**DIRECTIVE**
Leave out the pictures and repeat the data exactly.

━━━━━━━━━━━━━━━━

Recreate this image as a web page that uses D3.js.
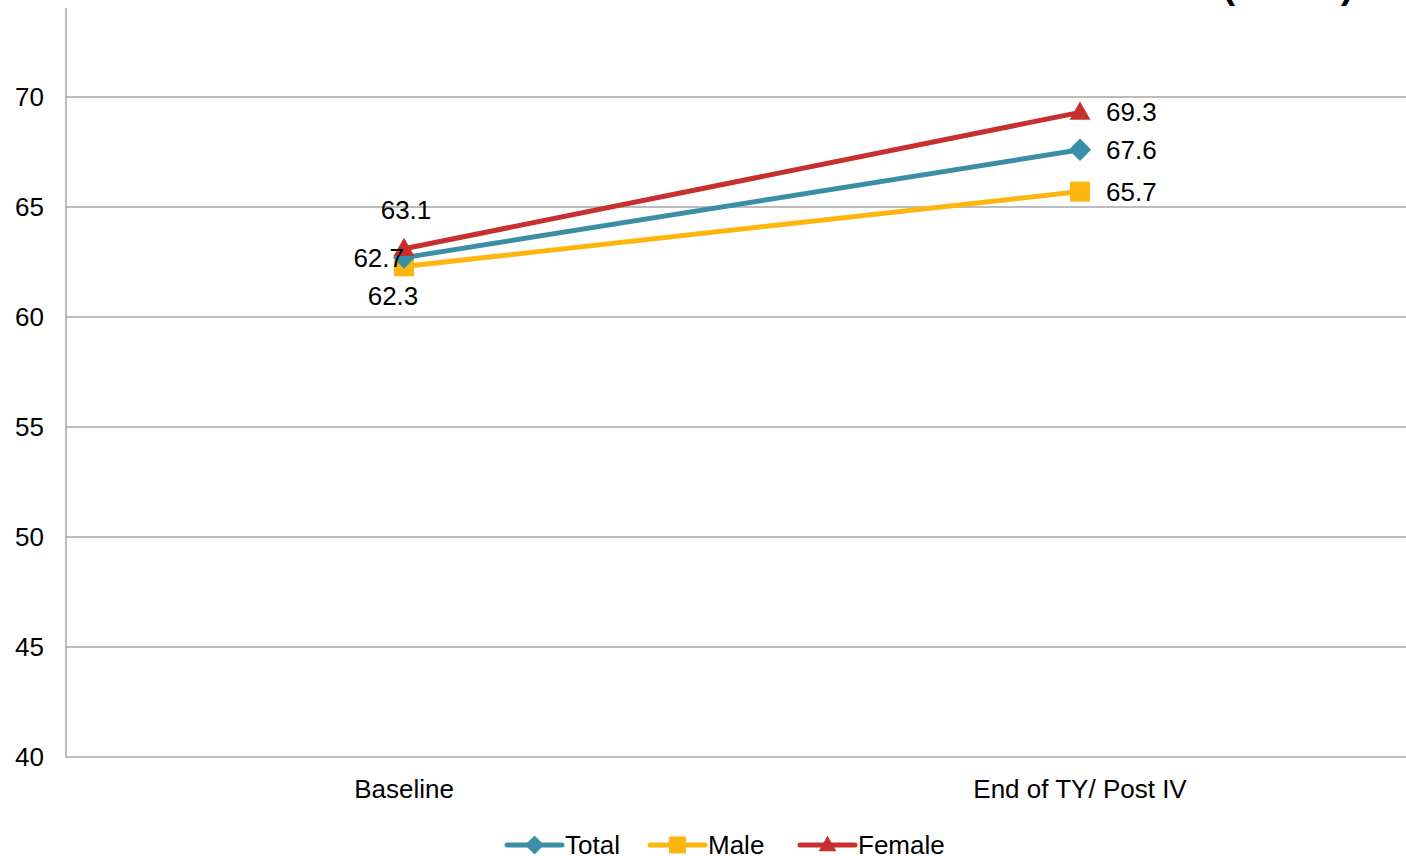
<!DOCTYPE html>
<html><head><meta charset="utf-8">
<script src="https://cdn.jsdelivr.net/npm/d3@7"></script>
<style>body{margin:0;background:#fff}svg{display:block;font-family:"Liberation Sans",Arial,sans-serif}</style>
</head><body>
<svg id="c" width="1406" height="856"></svg>
<script>
const categories = ["Baseline", "End of TY/ Post IV"];
const seriesNames = ["Total", "Male", "Female"];
const totalValues = [62.7, 67.6];
const maleValues = [62.3, 65.7];
const femaleValues = [63.1, 69.3];
const yTicks = [40, 45, 50, 55, 60, 65, 70];
const colors = {Total: "#3A8FA6", Male: "#FFB50F", Female: "#C7302F"};

const series = [
  {name: "Total", values: totalValues},
  {name: "Male", values: maleValues},
  {name: "Female", values: femaleValues}
];

const FS = 26;
const svg = d3.select("#c");
const x = d3.scaleBand().domain(categories).range([66, 1418]);
const y = d3.scaleLinear().domain([40, 70]).range([757, 97]);
const cx = c => x(c) + x.bandwidth() / 2;

function marker(g, name, scale) {
  const k = scale || 1;
  if (name === "Total") {
    g.append("path").attr("d", d3.symbol().type(d3.symbolSquare).size(250 * k * k)).attr("transform", "rotate(45)").attr("fill", colors[name]);
  } else if (name === "Male") {
    g.append("path").attr("d", d3.symbol().type(d3.symbolSquare).size(400 * k * k)).attr("fill", colors[name]);
  } else {
    const s = 21 * k, h = s * 0.87;
    g.append("path").attr("d", `M0,${-h * 0.6}L${s / 2},${h * 0.4}L${-s / 2},${h * 0.4}Z`).attr("fill", colors[name]);
  }
}

// partial title (clipped at top)
svg.append("text").attr("x", 1288).attr("y", -2).attr("text-anchor", "middle")
  .attr("font-size", 38).attr("font-weight", "bold").text("(Score)");

// gridlines
svg.append("g").selectAll("line").data(yTicks.filter(t => t > 40)).join("line")
  .attr("x1", 66).attr("x2", 1406).attr("y1", d => y(d)).attr("y2", d => y(d))
  .attr("stroke", "#A6A6A6").attr("stroke-width", 1.5);

// axes
const yAxis = svg.append("g").attr("transform", "translate(66,0)")
  .call(d3.axisLeft(y).tickValues(yTicks).tickSize(0).tickPadding(22));
yAxis.select(".domain").remove();
yAxis.selectAll("text").attr("font-size", FS).attr("fill", "#000").attr("font-family", "Liberation Sans, Arial, sans-serif");
svg.append("line").attr("x1", 66).attr("x2", 66).attr("y1", 8).attr("y2", 757.5).attr("stroke", "#A6A6A6").attr("stroke-width", 1.5);
svg.append("line").attr("x1", 66).attr("x2", 1406).attr("y1", 757).attr("y2", 757).attr("stroke", "#A6A6A6").attr("stroke-width", 1.5);

const xAxis = svg.append("g").attr("transform", "translate(0,757)")
  .call(d3.axisBottom(x).tickSize(0).tickPadding(23));
xAxis.select(".domain").remove();
xAxis.selectAll("text").attr("font-size", FS).attr("fill", "#000").attr("font-family", "Liberation Sans, Arial, sans-serif");

// lines
const line = d3.line().x((d, i) => cx(categories[i])).y(d => y(d));
const drawOrder = [series[1], series[0], series[2]];
drawOrder.forEach(s => {
  svg.append("path").datum(s.values).attr("d", line).attr("fill", "none")
    .attr("stroke", colors[s.name]).attr("stroke-width", 5).attr("stroke-linecap", "round");
});
drawOrder.forEach(s => {
  s.values.forEach((v, i) => {
    const g = svg.append("g").attr("transform", `translate(${cx(categories[i])},${y(v)})`);
    marker(g, s.name, 1);
  });
});

// data labels
const lab = svg.append("g").attr("font-size", FS).attr("fill", "#000");
const bx = cx(categories[0]), ex = cx(categories[1]);
lab.append("text").attr("x", bx + 2).attr("y", y(femaleValues[0]) - 30).attr("text-anchor", "middle").text(femaleValues[0].toFixed(1));
lab.append("text").attr("x", bx + 0).attr("y", y(totalValues[0]) + 9).attr("text-anchor", "end").text(totalValues[0].toFixed(1));
lab.append("text").attr("x", bx - 11).attr("y", y(maleValues[0]) + 39).attr("text-anchor", "middle").text(maleValues[0].toFixed(1));
[femaleValues, totalValues, maleValues].forEach(v => {
  lab.append("text").attr("x", ex + 26).attr("y", y(v[1]) + 9).text(v[1].toFixed(1));
});

// legend
const legX = [507, 650, 800];
const lg = svg.append("g");
series.forEach((s, i) => {
  const g = lg.append("g").attr("transform", `translate(${legX[i]},845)`);
  g.append("line").attr("x1", 0).attr("x2", 55).attr("stroke", colors[s.name]).attr("stroke-width", 5).attr("stroke-linecap", "round");
  const m = g.append("g").attr("transform", "translate(27.5,0)");
  marker(m, s.name, 0.85);
  g.append("text").attr("x", 58).attr("y", 9).attr("font-size", FS).attr("fill", "#000").text(s.name);
});
</script>
</body></html>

━━━━━━━━━━━━━━━━

**RESPONSE TO THE EXERCISE**
Recreate this image as a web page that uses D3.js.
<!DOCTYPE html>
<html><head><meta charset="utf-8">
<script src="https://cdn.jsdelivr.net/npm/d3@7"></script>
<style>body{margin:0;background:#fff}svg{display:block;font-family:"Liberation Sans",Arial,sans-serif}</style>
</head><body>
<svg id="c" width="1406" height="856"></svg>
<script>
const categories = ["Baseline", "End of TY/ Post IV"];
const seriesNames = ["Total", "Male", "Female"];
const totalValues = [62.7, 67.6];
const maleValues = [62.3, 65.7];
const femaleValues = [63.1, 69.3];
const yTicks = [40, 45, 50, 55, 60, 65, 70];
const colors = {Total: "#3A8FA6", Male: "#FFB50F", Female: "#C7302F"};

const series = [
  {name: "Total", values: totalValues},
  {name: "Male", values: maleValues},
  {name: "Female", values: femaleValues}
];

const FS = 26;
const svg = d3.select("#c");
const x = d3.scaleBand().domain(categories).range([66, 1418]);
const y = d3.scaleLinear().domain([40, 70]).range([757, 97]);
const cx = c => x(c) + x.bandwidth() / 2;

function marker(g, name, scale) {
  const k = scale || 1;
  if (name === "Total") {
    g.append("path").attr("d", d3.symbol().type(d3.symbolSquare).size(250 * k * k)).attr("transform", "rotate(45)").attr("fill", colors[name]);
  } else if (name === "Male") {
    g.append("path").attr("d", d3.symbol().type(d3.symbolSquare).size(400 * k * k)).attr("fill", colors[name]);
  } else {
    const s = 21 * k, h = s * 0.87;
    g.append("path").attr("d", `M0,${-h * 0.6}L${s / 2},${h * 0.4}L${-s / 2},${h * 0.4}Z`).attr("fill", colors[name]);
  }
}

// partial title (clipped at top)
svg.append("text").attr("x", 1288).attr("y", -2).attr("text-anchor", "middle")
  .attr("font-size", 38).attr("font-weight", "bold").text("(Score)");

// gridlines
svg.append("g").selectAll("line").data(yTicks.filter(t => t > 40)).join("line")
  .attr("x1", 66).attr("x2", 1406).attr("y1", d => y(d)).attr("y2", d => y(d))
  .attr("stroke", "#A6A6A6").attr("stroke-width", 1.5);

// axes
const yAxis = svg.append("g").attr("transform", "translate(66,0)")
  .call(d3.axisLeft(y).tickValues(yTicks).tickSize(0).tickPadding(22));
yAxis.select(".domain").remove();
yAxis.selectAll("text").attr("font-size", FS).attr("fill", "#000").attr("font-family", "Liberation Sans, Arial, sans-serif");
svg.append("line").attr("x1", 66).attr("x2", 66).attr("y1", 8).attr("y2", 757.5).attr("stroke", "#A6A6A6").attr("stroke-width", 1.5);
svg.append("line").attr("x1", 66).attr("x2", 1406).attr("y1", 757).attr("y2", 757).attr("stroke", "#A6A6A6").attr("stroke-width", 1.5);

const xAxis = svg.append("g").attr("transform", "translate(0,757)")
  .call(d3.axisBottom(x).tickSize(0).tickPadding(23));
xAxis.select(".domain").remove();
xAxis.selectAll("text").attr("font-size", FS).attr("fill", "#000").attr("font-family", "Liberation Sans, Arial, sans-serif");

// lines
const line = d3.line().x((d, i) => cx(categories[i])).y(d => y(d));
const drawOrder = [series[1], series[0], series[2]];
drawOrder.forEach(s => {
  svg.append("path").datum(s.values).attr("d", line).attr("fill", "none")
    .attr("stroke", colors[s.name]).attr("stroke-width", 5).attr("stroke-linecap", "round");
});
drawOrder.forEach(s => {
  s.values.forEach((v, i) => {
    const g = svg.append("g").attr("transform", `translate(${cx(categories[i])},${y(v)})`);
    marker(g, s.name, 1);
  });
});

// data labels
const lab = svg.append("g").attr("font-size", FS).attr("fill", "#000");
const bx = cx(categories[0]), ex = cx(categories[1]);
lab.append("text").attr("x", bx + 2).attr("y", y(femaleValues[0]) - 30).attr("text-anchor", "middle").text(femaleValues[0].toFixed(1));
lab.append("text").attr("x", bx + 0).attr("y", y(totalValues[0]) + 9).attr("text-anchor", "end").text(totalValues[0].toFixed(1));
lab.append("text").attr("x", bx - 11).attr("y", y(maleValues[0]) + 39).attr("text-anchor", "middle").text(maleValues[0].toFixed(1));
[femaleValues, totalValues, maleValues].forEach(v => {
  lab.append("text").attr("x", ex + 26).attr("y", y(v[1]) + 9).text(v[1].toFixed(1));
});

// legend
const legX = [507, 650, 800];
const lg = svg.append("g");
series.forEach((s, i) => {
  const g = lg.append("g").attr("transform", `translate(${legX[i]},845)`);
  g.append("line").attr("x1", 0).attr("x2", 55).attr("stroke", colors[s.name]).attr("stroke-width", 5).attr("stroke-linecap", "round");
  const m = g.append("g").attr("transform", "translate(27.5,0)");
  marker(m, s.name, 0.85);
  g.append("text").attr("x", 58).attr("y", 9).attr("font-size", FS).attr("fill", "#000").text(s.name);
});
</script>
</body></html>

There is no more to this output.